— Start —

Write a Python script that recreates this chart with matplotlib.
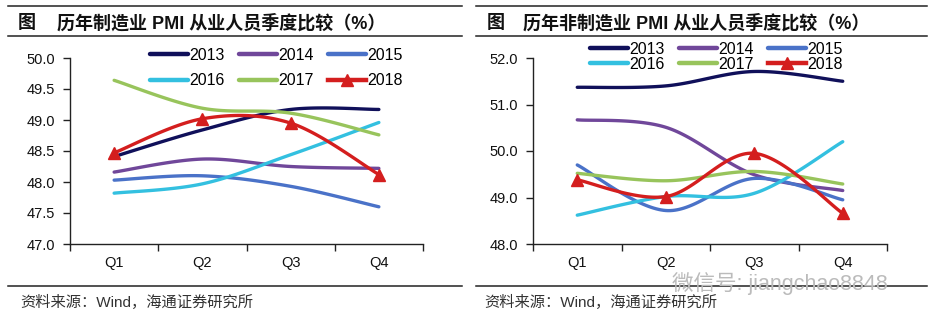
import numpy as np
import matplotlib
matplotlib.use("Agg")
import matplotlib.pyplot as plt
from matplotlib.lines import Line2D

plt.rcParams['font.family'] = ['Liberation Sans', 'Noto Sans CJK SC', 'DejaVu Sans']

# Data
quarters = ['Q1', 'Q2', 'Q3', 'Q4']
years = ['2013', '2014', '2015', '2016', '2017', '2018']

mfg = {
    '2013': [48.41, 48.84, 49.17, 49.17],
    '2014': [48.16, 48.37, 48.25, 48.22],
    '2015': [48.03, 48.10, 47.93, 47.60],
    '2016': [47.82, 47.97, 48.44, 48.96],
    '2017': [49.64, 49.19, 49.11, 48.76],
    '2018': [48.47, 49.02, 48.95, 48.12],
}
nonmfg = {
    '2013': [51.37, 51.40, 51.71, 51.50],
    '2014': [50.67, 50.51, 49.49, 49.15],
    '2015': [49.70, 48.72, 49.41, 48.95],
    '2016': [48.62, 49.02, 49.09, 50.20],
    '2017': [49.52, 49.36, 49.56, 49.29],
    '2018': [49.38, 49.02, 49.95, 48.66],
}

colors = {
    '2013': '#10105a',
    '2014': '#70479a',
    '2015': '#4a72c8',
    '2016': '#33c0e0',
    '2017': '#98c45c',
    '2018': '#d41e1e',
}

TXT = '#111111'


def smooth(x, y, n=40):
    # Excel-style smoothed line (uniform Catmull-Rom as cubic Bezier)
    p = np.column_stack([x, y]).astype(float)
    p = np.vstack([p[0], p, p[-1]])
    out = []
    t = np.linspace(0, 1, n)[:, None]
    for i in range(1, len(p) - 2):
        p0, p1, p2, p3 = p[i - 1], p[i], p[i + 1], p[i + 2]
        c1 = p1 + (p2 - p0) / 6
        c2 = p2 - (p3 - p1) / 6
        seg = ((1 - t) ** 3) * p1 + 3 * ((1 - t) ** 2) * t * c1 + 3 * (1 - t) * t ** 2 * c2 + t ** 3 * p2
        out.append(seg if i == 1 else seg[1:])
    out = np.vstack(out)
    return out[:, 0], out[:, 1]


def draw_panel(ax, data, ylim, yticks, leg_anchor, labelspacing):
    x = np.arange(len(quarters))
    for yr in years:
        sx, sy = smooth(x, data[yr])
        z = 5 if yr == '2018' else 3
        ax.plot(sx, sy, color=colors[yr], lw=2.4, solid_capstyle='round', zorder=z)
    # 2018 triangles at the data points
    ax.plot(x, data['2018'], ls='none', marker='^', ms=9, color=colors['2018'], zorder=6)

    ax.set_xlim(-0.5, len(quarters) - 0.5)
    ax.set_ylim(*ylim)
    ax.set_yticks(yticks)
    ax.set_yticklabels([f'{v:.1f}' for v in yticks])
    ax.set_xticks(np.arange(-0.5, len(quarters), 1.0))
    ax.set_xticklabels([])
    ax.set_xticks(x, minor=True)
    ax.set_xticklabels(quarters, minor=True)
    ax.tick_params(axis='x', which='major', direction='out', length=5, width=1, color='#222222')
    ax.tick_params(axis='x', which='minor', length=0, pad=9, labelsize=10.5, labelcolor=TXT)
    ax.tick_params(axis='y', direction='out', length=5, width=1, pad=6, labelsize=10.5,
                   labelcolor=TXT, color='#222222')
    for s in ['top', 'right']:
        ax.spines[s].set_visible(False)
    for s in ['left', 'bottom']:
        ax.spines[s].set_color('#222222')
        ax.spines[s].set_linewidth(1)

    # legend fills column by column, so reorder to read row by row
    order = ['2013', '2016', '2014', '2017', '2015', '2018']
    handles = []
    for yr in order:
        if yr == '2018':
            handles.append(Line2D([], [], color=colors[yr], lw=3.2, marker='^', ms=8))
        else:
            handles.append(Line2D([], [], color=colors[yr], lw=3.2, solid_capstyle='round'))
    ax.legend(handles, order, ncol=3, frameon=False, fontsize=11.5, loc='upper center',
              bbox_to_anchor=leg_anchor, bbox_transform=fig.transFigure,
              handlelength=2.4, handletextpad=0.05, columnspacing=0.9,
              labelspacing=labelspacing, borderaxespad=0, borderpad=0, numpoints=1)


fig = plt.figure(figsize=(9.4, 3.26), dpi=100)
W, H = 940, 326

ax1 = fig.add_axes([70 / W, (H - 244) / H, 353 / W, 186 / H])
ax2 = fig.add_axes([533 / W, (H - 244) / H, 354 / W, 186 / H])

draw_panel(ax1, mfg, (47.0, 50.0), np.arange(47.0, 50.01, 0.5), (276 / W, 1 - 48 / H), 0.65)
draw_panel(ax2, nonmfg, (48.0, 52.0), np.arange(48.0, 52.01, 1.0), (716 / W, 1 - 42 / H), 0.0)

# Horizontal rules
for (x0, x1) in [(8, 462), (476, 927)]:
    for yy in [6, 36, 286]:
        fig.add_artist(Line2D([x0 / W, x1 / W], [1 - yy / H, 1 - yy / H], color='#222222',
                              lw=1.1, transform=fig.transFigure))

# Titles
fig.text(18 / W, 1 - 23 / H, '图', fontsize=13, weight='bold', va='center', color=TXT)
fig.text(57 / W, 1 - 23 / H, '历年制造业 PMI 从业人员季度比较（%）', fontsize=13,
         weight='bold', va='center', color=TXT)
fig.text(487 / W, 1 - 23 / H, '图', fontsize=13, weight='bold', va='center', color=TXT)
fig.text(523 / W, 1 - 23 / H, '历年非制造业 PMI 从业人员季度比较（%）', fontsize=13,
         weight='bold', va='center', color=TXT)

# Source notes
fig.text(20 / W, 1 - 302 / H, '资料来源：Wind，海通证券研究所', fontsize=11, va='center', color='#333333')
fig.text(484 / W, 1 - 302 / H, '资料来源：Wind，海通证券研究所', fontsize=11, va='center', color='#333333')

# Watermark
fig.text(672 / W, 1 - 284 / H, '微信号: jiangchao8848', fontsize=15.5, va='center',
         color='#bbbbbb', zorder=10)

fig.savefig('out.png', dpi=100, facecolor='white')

— End —

### WRITTEN INSTRUCTION
The data should be printed again unchanged; leave its pictures out.

### FULL RESPONSE
Write a Python script that recreates this chart with matplotlib.
import numpy as np
import matplotlib
matplotlib.use("Agg")
import matplotlib.pyplot as plt
from matplotlib.lines import Line2D

plt.rcParams['font.family'] = ['Liberation Sans', 'Noto Sans CJK SC', 'DejaVu Sans']

# Data
quarters = ['Q1', 'Q2', 'Q3', 'Q4']
years = ['2013', '2014', '2015', '2016', '2017', '2018']

mfg = {
    '2013': [48.41, 48.84, 49.17, 49.17],
    '2014': [48.16, 48.37, 48.25, 48.22],
    '2015': [48.03, 48.10, 47.93, 47.60],
    '2016': [47.82, 47.97, 48.44, 48.96],
    '2017': [49.64, 49.19, 49.11, 48.76],
    '2018': [48.47, 49.02, 48.95, 48.12],
}
nonmfg = {
    '2013': [51.37, 51.40, 51.71, 51.50],
    '2014': [50.67, 50.51, 49.49, 49.15],
    '2015': [49.70, 48.72, 49.41, 48.95],
    '2016': [48.62, 49.02, 49.09, 50.20],
    '2017': [49.52, 49.36, 49.56, 49.29],
    '2018': [49.38, 49.02, 49.95, 48.66],
}

colors = {
    '2013': '#10105a',
    '2014': '#70479a',
    '2015': '#4a72c8',
    '2016': '#33c0e0',
    '2017': '#98c45c',
    '2018': '#d41e1e',
}

TXT = '#111111'


def smooth(x, y, n=40):
    # Excel-style smoothed line (uniform Catmull-Rom as cubic Bezier)
    p = np.column_stack([x, y]).astype(float)
    p = np.vstack([p[0], p, p[-1]])
    out = []
    t = np.linspace(0, 1, n)[:, None]
    for i in range(1, len(p) - 2):
        p0, p1, p2, p3 = p[i - 1], p[i], p[i + 1], p[i + 2]
        c1 = p1 + (p2 - p0) / 6
        c2 = p2 - (p3 - p1) / 6
        seg = ((1 - t) ** 3) * p1 + 3 * ((1 - t) ** 2) * t * c1 + 3 * (1 - t) * t ** 2 * c2 + t ** 3 * p2
        out.append(seg if i == 1 else seg[1:])
    out = np.vstack(out)
    return out[:, 0], out[:, 1]


def draw_panel(ax, data, ylim, yticks, leg_anchor, labelspacing):
    x = np.arange(len(quarters))
    for yr in years:
        sx, sy = smooth(x, data[yr])
        z = 5 if yr == '2018' else 3
        ax.plot(sx, sy, color=colors[yr], lw=2.4, solid_capstyle='round', zorder=z)
    # 2018 triangles at the data points
    ax.plot(x, data['2018'], ls='none', marker='^', ms=9, color=colors['2018'], zorder=6)

    ax.set_xlim(-0.5, len(quarters) - 0.5)
    ax.set_ylim(*ylim)
    ax.set_yticks(yticks)
    ax.set_yticklabels([f'{v:.1f}' for v in yticks])
    ax.set_xticks(np.arange(-0.5, len(quarters), 1.0))
    ax.set_xticklabels([])
    ax.set_xticks(x, minor=True)
    ax.set_xticklabels(quarters, minor=True)
    ax.tick_params(axis='x', which='major', direction='out', length=5, width=1, color='#222222')
    ax.tick_params(axis='x', which='minor', length=0, pad=9, labelsize=10.5, labelcolor=TXT)
    ax.tick_params(axis='y', direction='out', length=5, width=1, pad=6, labelsize=10.5,
                   labelcolor=TXT, color='#222222')
    for s in ['top', 'right']:
        ax.spines[s].set_visible(False)
    for s in ['left', 'bottom']:
        ax.spines[s].set_color('#222222')
        ax.spines[s].set_linewidth(1)

    # legend fills column by column, so reorder to read row by row
    order = ['2013', '2016', '2014', '2017', '2015', '2018']
    handles = []
    for yr in order:
        if yr == '2018':
            handles.append(Line2D([], [], color=colors[yr], lw=3.2, marker='^', ms=8))
        else:
            handles.append(Line2D([], [], color=colors[yr], lw=3.2, solid_capstyle='round'))
    ax.legend(handles, order, ncol=3, frameon=False, fontsize=11.5, loc='upper center',
              bbox_to_anchor=leg_anchor, bbox_transform=fig.transFigure,
              handlelength=2.4, handletextpad=0.05, columnspacing=0.9,
              labelspacing=labelspacing, borderaxespad=0, borderpad=0, numpoints=1)


fig = plt.figure(figsize=(9.4, 3.26), dpi=100)
W, H = 940, 326

ax1 = fig.add_axes([70 / W, (H - 244) / H, 353 / W, 186 / H])
ax2 = fig.add_axes([533 / W, (H - 244) / H, 354 / W, 186 / H])

draw_panel(ax1, mfg, (47.0, 50.0), np.arange(47.0, 50.01, 0.5), (276 / W, 1 - 48 / H), 0.65)
draw_panel(ax2, nonmfg, (48.0, 52.0), np.arange(48.0, 52.01, 1.0), (716 / W, 1 - 42 / H), 0.0)

# Horizontal rules
for (x0, x1) in [(8, 462), (476, 927)]:
    for yy in [6, 36, 286]:
        fig.add_artist(Line2D([x0 / W, x1 / W], [1 - yy / H, 1 - yy / H], color='#222222',
                              lw=1.1, transform=fig.transFigure))

# Titles
fig.text(18 / W, 1 - 23 / H, '图', fontsize=13, weight='bold', va='center', color=TXT)
fig.text(57 / W, 1 - 23 / H, '历年制造业 PMI 从业人员季度比较（%）', fontsize=13,
         weight='bold', va='center', color=TXT)
fig.text(487 / W, 1 - 23 / H, '图', fontsize=13, weight='bold', va='center', color=TXT)
fig.text(523 / W, 1 - 23 / H, '历年非制造业 PMI 从业人员季度比较（%）', fontsize=13,
         weight='bold', va='center', color=TXT)

# Source notes
fig.text(20 / W, 1 - 302 / H, '资料来源：Wind，海通证券研究所', fontsize=11, va='center', color='#333333')
fig.text(484 / W, 1 - 302 / H, '资料来源：Wind，海通证券研究所', fontsize=11, va='center', color='#333333')

# Watermark
fig.text(672 / W, 1 - 284 / H, '微信号: jiangchao8848', fontsize=15.5, va='center',
         color='#bbbbbb', zorder=10)

fig.savefig('out.png', dpi=100, facecolor='white')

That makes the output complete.